- So 29. Mär 2020, 16:05
#1542925
Snowpiercer (2013)
Auf den Film bin ich gestern als Empfehlung gestoßen, nachdem ich mich noch ein wenig über "Der Schacht" informiert hatte. Hier ist die verbliebene Menschheit in einem überdimensionierten Zug gefangen, der seit 18 Jahren unentwegt durch die Welt rast und offenbar das letzte Refugium vor der neuen Eiszeit der Außenwelt darstellt. Die reiche Minderheit besetzt die vorderen Waggons des Zuges, das Prekariat hockt zusammengepfercht ganz hinten und hat zu parieren. Doch unter den Passagieren des Prekariats macht sich Revolutionsstimmung breit. Der junge Anführer Curtis (Chris Evans) und sein Kumpane Edgar (Jamie Bell) planen einen Aufstand, der Wilford (Ed Harris), den Erfinder und Herrscher des Zuges, stürzen soll.

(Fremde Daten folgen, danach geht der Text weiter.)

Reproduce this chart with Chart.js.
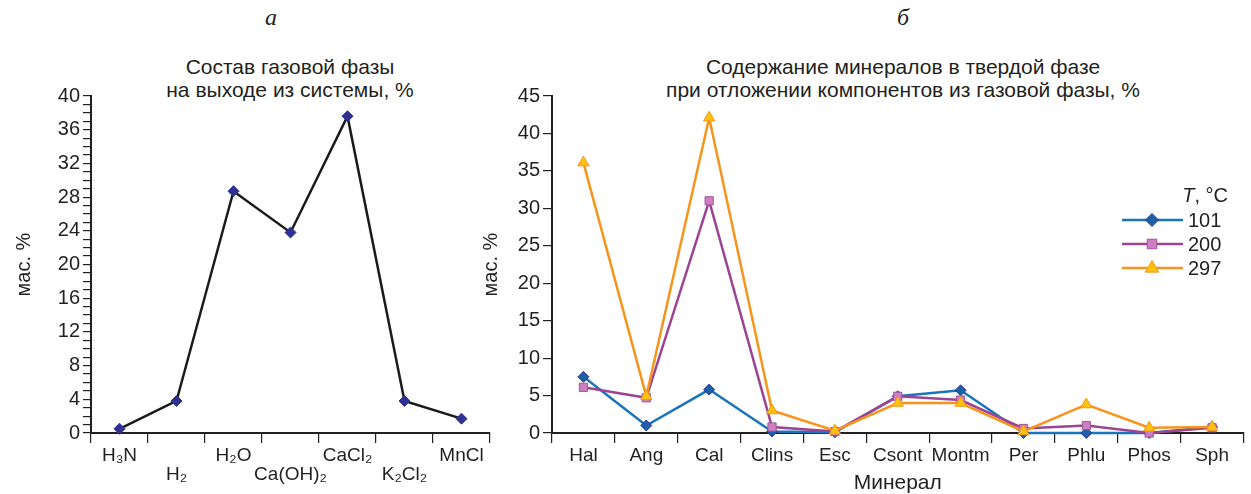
<!DOCTYPE html>
<html>
<head>
<meta charset="utf-8">
<title>Газовая и твердая фазы</title>
<script src="https://cdn.jsdelivr.net/npm/chart.js"></script>
<style>
  body { margin: 0; background: #fff; width: 1251px; height: 494px; position: relative; overflow: hidden;
         font-family: 'Liberation Sans', Arial, sans-serif; color: #231f20; }
  .lbl { position: absolute; white-space: nowrap; transform: translate(-50%, -50%); }
  .letter { font-family: 'Liberation Serif', 'Times New Roman', serif; font-style: italic; font-size: 24px; }
  .head { font-size: 21px; line-height: 23px; text-align: center; }
  canvas { position: absolute; top: 0; }
</style>
</head>
<body>
<div class="lbl letter" style="left:271px; top:17px">а</div>
<div class="lbl letter" style="left:903px; top:17px">б</div>
<div class="lbl head" style="left:290px; top:78px">Состав газовой фазы<br>на выходе из системы, %</div>
<div class="lbl head" style="left:903px; top:78px">Содержание минералов в твердой фазе<br>при отложении компонентов из газовой фазы, %</div>
<canvas id="gas" width="500" height="494" style="left:0"></canvas>
<canvas id="min" width="783" height="494" style="left:468px"></canvas>
<script>
// a: gas phase
const gasLabels = [['H₃N'], ['', 'H₂'], ['H₂O'], ['', 'Ca(OH)₂'], ['CaCl₂'], ['', 'K₂Cl₂'], ['MnCl']]
const gasValues = [0.5, 3.8, 28.7, 23.8, 37.6, 3.8, 1.7]

// б: minerals in the solid phase
const minerals = ['Hal', 'Ang', 'Cal', 'Clins', 'Esc', 'Csont', 'Montm', 'Per', 'Phlu', 'Phos', 'Sph']
const temps = ['101', '200', '297']
const t101 = [7.5, 1.0, 5.8, 0.2, 0.1, 4.9, 5.7, 0.0, 0.0, 0.0, 0.8]
const t200 = [6.1, 4.7, 31.0, 0.8, 0.2, 4.9, 4.4, 0.6, 1.0, 0.0, 0.7]
const t297 = [36.1, 4.9, 42.1, 3.0, 0.3, 4.0, 4.0, 0.2, 3.8, 0.7, 0.8]

const ink = '#231f20'
const family = "'Liberation Sans', Arial, sans-serif"
const xFont = { family: family, size: 19, lineHeight: 1.0 }
const yFont = { family: family, size: 20, lineHeight: 1.0 }

Chart.defaults.color = ink
Chart.defaults.font.family = family

function xAxis(title) {
  return {
    offset: true,
    grid: { offset: true, drawOnChartArea: false, drawTicks: true, tickLength: 10, color: ink, lineWidth: 1.2 },
    border: { display: true, color: ink, width: 2 },
    ticks: { autoSkip: false, maxRotation: 0, padding: 3, font: xFont, color: ink },
    title: title ? { display: true, text: title, font: { size: 21, lineHeight: 1.0 }, padding: { top: 0, bottom: 0 }, color: ink } : { display: false },
    afterFit: s => { s.height = 61 }
  }
}

function yAxis(max, step, every, width, titlePad, tick) {
  return {
    min: 0,
    max: max,
    grid: { drawOnChartArea: false, drawTicks: true, tickLength: tick, color: ink, lineWidth: 1.2 },
    border: { display: true, color: ink, width: 2 },
    ticks: {
      stepSize: step,
      maxTicksLimit: 100,
      autoSkip: false,
      padding: 3,
      font: yFont,
      color: ink,
      callback: v => (v % every === 0 ? v : '')
    },
    title: { display: true, text: 'мас. %', font: { size: 20, lineHeight: 1.2 }, padding: { top: titlePad, bottom: 0 }, color: ink },
    afterFit: s => { s.width = width }
  }
}

new Chart(document.getElementById('gas'), {
  type: 'line',
  data: {
    labels: gasLabels,
    datasets: [{
      data: gasValues,
      borderColor: '#1a1a1a',
      borderWidth: 2.5,
      tension: 0,
      pointStyle: 'rectRot',
      pointRadius: 5.5,
      pointBackgroundColor: '#2e3192',
      pointBorderColor: '#2e3192',
      pointBorderWidth: 1,
      clip: false
    }]
  },
  options: {
    responsive: false,
    animation: false,
    layout: { padding: { top: 96, right: 10, left: 0, bottom: 0 } },
    plugins: { legend: { display: false }, tooltip: { enabled: false } },
    scales: {
      x: xAxis(null),
      y: yAxis(40, 1, 4, 91, 12, 8)
    }
  }
})

// legend drawn inside the plot, like the original figure
const insideLegend = {
  id: 'insideLegend',
  afterDraw(chart) {
    const ctx = chart.ctx
    const x0 = 654, x1 = 715, xm = 684, xt = 720
    const rows = [220, 244, 268]
    ctx.save()
    ctx.fillStyle = ink
    ctx.textBaseline = 'middle'
    ctx.textAlign = 'left'
    ctx.font = "italic 20px " + family
    const tw = ctx.measureText('T').width
    ctx.font = "20px " + family
    const rest = ', °C'
    const rw = ctx.measureText(rest).width
    const tx = 760 - tw - rw
    ctx.font = "italic 20px " + family
    ctx.fillText('T', tx, 196)
    ctx.font = "20px " + family
    ctx.fillText(rest, tx + tw, 196)
    chart.data.datasets.forEach((ds, i) => {
      const y = rows[i]
      ctx.strokeStyle = ds.borderColor
      ctx.lineWidth = ds.borderWidth
      ctx.beginPath()
      ctx.moveTo(x0, y)
      ctx.lineTo(x1, y)
      ctx.stroke()
      const r = ds.pointRadius + 1
      ctx.fillStyle = ds.pointBackgroundColor
      ctx.strokeStyle = ds.pointBorderColor
      ctx.lineWidth = 1
      ctx.beginPath()
      if (ds.pointStyle === 'rectRot') {
        ctx.moveTo(xm - r, y); ctx.lineTo(xm, y - r); ctx.lineTo(xm + r, y); ctx.lineTo(xm, y + r)
      } else if (ds.pointStyle === 'rect') {
        const h = r * Math.SQRT1_2
        ctx.rect(xm - h, y - h, 2 * h, 2 * h)
      } else {
        ctx.moveTo(xm, y - r); ctx.lineTo(xm + r * 0.9, y + r * 0.55); ctx.lineTo(xm - r * 0.9, y + r * 0.55)
      }
      ctx.closePath()
      ctx.fill()
      ctx.stroke()
      ctx.fillStyle = ink
      ctx.fillText(ds.label, xt, y + 1)
    })
    ctx.restore()
  }
}

new Chart(document.getElementById('min'), {
  type: 'line',
  data: {
    labels: minerals,
    datasets: [
      {
        label: temps[0], data: t101, order: 3,
        borderColor: '#1b75bb', borderWidth: 2.5, tension: 0,
        pointStyle: 'rectRot', pointRadius: 5.5,
        pointBackgroundColor: '#1f5ea8', pointBorderColor: '#2b3990', pointBorderWidth: 1, clip: false
      },
      {
        label: temps[1], data: t200, order: 2,
        borderColor: '#9b4493', borderWidth: 2.5, tension: 0,
        pointStyle: 'rect', pointRadius: 5.8,
        pointBackgroundColor: '#cc7fc0', pointBorderColor: '#a0559b', pointBorderWidth: 1, clip: false
      },
      {
        label: temps[2], data: t297, order: 1,
        borderColor: '#f7941d', borderWidth: 2.5, tension: 0,
        pointStyle: 'triangle', pointRadius: 6.5,
        pointBackgroundColor: '#ffc20e', pointBorderColor: '#f7941d', pointBorderWidth: 1, clip: false
      }
    ]
  },
  options: {
    responsive: false,
    animation: false,
    layout: { padding: { top: 96, right: 0, left: 0, bottom: 0 } },
    plugins: { legend: { display: false }, tooltip: { enabled: false } },
    scales: {
      x: xAxis('Минерал'),
      y: yAxis(45, 5, 5, 84, 11, 9)
    }
  },
  plugins: [insideLegend]
})
</script>
</body>
</html>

Dystopie und Joon-ho Bong ("Parasite") - mehr Argumente bedurfte es nicht, um mich für diesen Film zu interessieren. Von der Umsetzung bin ich allerdings ehrlicherweise ein wenig enttäuscht, da sich zu zahlreichen sehr kreativen Ideen leider ebenso zahlreiche stumpfe Action-Szenen und wenig spannende Charaktere gesellen, von deren Einfalt ich doch ein wenig erstaunt war. Damit hat der Film für mich immer wieder mal seine tollen, sehr einfallsreichen Momente, rutscht aber auch sehr, sehr häufig in Gewaltexzesse ab, die mich quasi durchweg gelangweilt haben. Wenn ich dann noch höre, dass unser liebster Rollator-Grapscher Harvey Weinstein den Film gerne um 25 Minuten gekürzt und ihn auf die Action-Elemente reduziert gesehen hätte, weil er das US-Publikum für "zu dumm" hielt, bin ich schon erschrocken. Mir ist das so schon viel zu viel zu viel Klopperei, womit die Gesellschaftskritik mir auch zu sehr zur Teilzeit-Deepness verkommt.
Weniger Probleme habe ich damit, dass so ein 650-Meter-Zug mit Aquarium 18 Jahre lang emsig umherfährt, während die ganze restliche Welt vereist ist. Klar ist das unrealistisch, aber Teil dieser Science-Fiction-Welt, womit ich mich arrangieren kann. Ein denkbar bedeutungsschwanger in die Kamera stierender Chris Evans als Rächer der Armen, John Hurt als allwissender Gandalf oder Ed Harris als anbetungswürdiger Mogul... mit solch platten Stereotypen en masse habe ich deutlich größere Probleme. Und mit dem Action-Gewitter natürlich, das - übrigens anders als bei "Der Schacht" - auch so dermaßen überzeichnet wirkte, dass mich das ganze Kunstblut auch ziemlich kalt gelassen hat.
Also: Starke Prämisse, viele gute und kreative Gedanken, aber die Umsetzung hat mich doch an vielen Stellen enttäuscht.